Defamation is the act of making false claims about a person to damage their character and reputation. A person can be defamed verbally or in writing, called slander and libel respectively. On social media, disparaging, judgemental and ultimately false comments are rife since users regularly post their opinion without knowing all, or often, any of the facts.
This issue was highlighted in 2021 when Mr Dylan Voller sued a number of prominent news outlets, over allegedly defamatory third party comments made on their respective Facebook pages. The comments were in response to articles written about Mr Voller, whose mistreatment in a Northern Territory youth detention centre led to a royal commission and the High Court found that media outlets could be held liable for comments made by third parties on their Facebook pages.
Similarly in the abduction of Cleo Smith, the Seven Network incorrectly identified Terrence Flowers, a 27-year old man, as the alleged kidnapper and published a photo of him in news broadcasts, online articles, tweets and Facebook posts. After Channel Seven became aware of the mistake, an apology was issued to Mr Flowers and all of the posts were promptly removed, however Mr Flowers had already taken legal action against the network. He claimed that his character and reputation were gravely impacted and the national broadcast had now made him the subject of hate around the nation and the world with the Supreme Court of WA ruling in his favour.
The Australian government has since responded to the Voller decision by proposing the Anti-Trolling Bill. The aim of the bill is to protect page administrators by shifting the liability to the social media platforms themselves, when third-party defamatory comments are made. However, this has been severely criticised by defamation barrister Sue Chrysanthou SC, because page owners would no longer face the risk of defamation, for refusing to remove defamatory comments as they are shielded from liability. The platforms would also have a defence if they ask the anonymous user to hand over their information even if they refuse, meaning ultimately the comment would stay up unless the author decides to delete it.

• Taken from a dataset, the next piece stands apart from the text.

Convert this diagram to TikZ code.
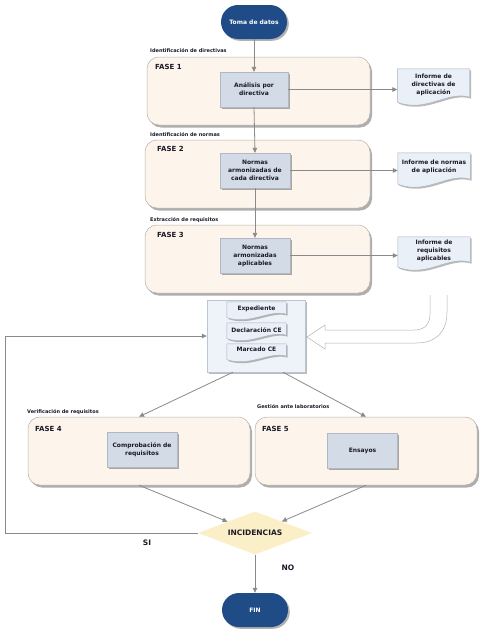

Have you noticed recently that News outlets on social media have switched off their commenting? This is due to cases like Voller and Flowers. The high court ruled that Australian media companies can be liable for not only their defamatory comments but third-party comments posted on their Facebook pages.
The conclusion to be drawn from all of this is that the proposed bill highly unlikely to be passed because it absolves everyone from liability. Therefore authors on social media, be they major news networks or internet trolls fishing for controversy, need to be alert to the impact that their false comments have, since they could very well be successfully sued for defamation.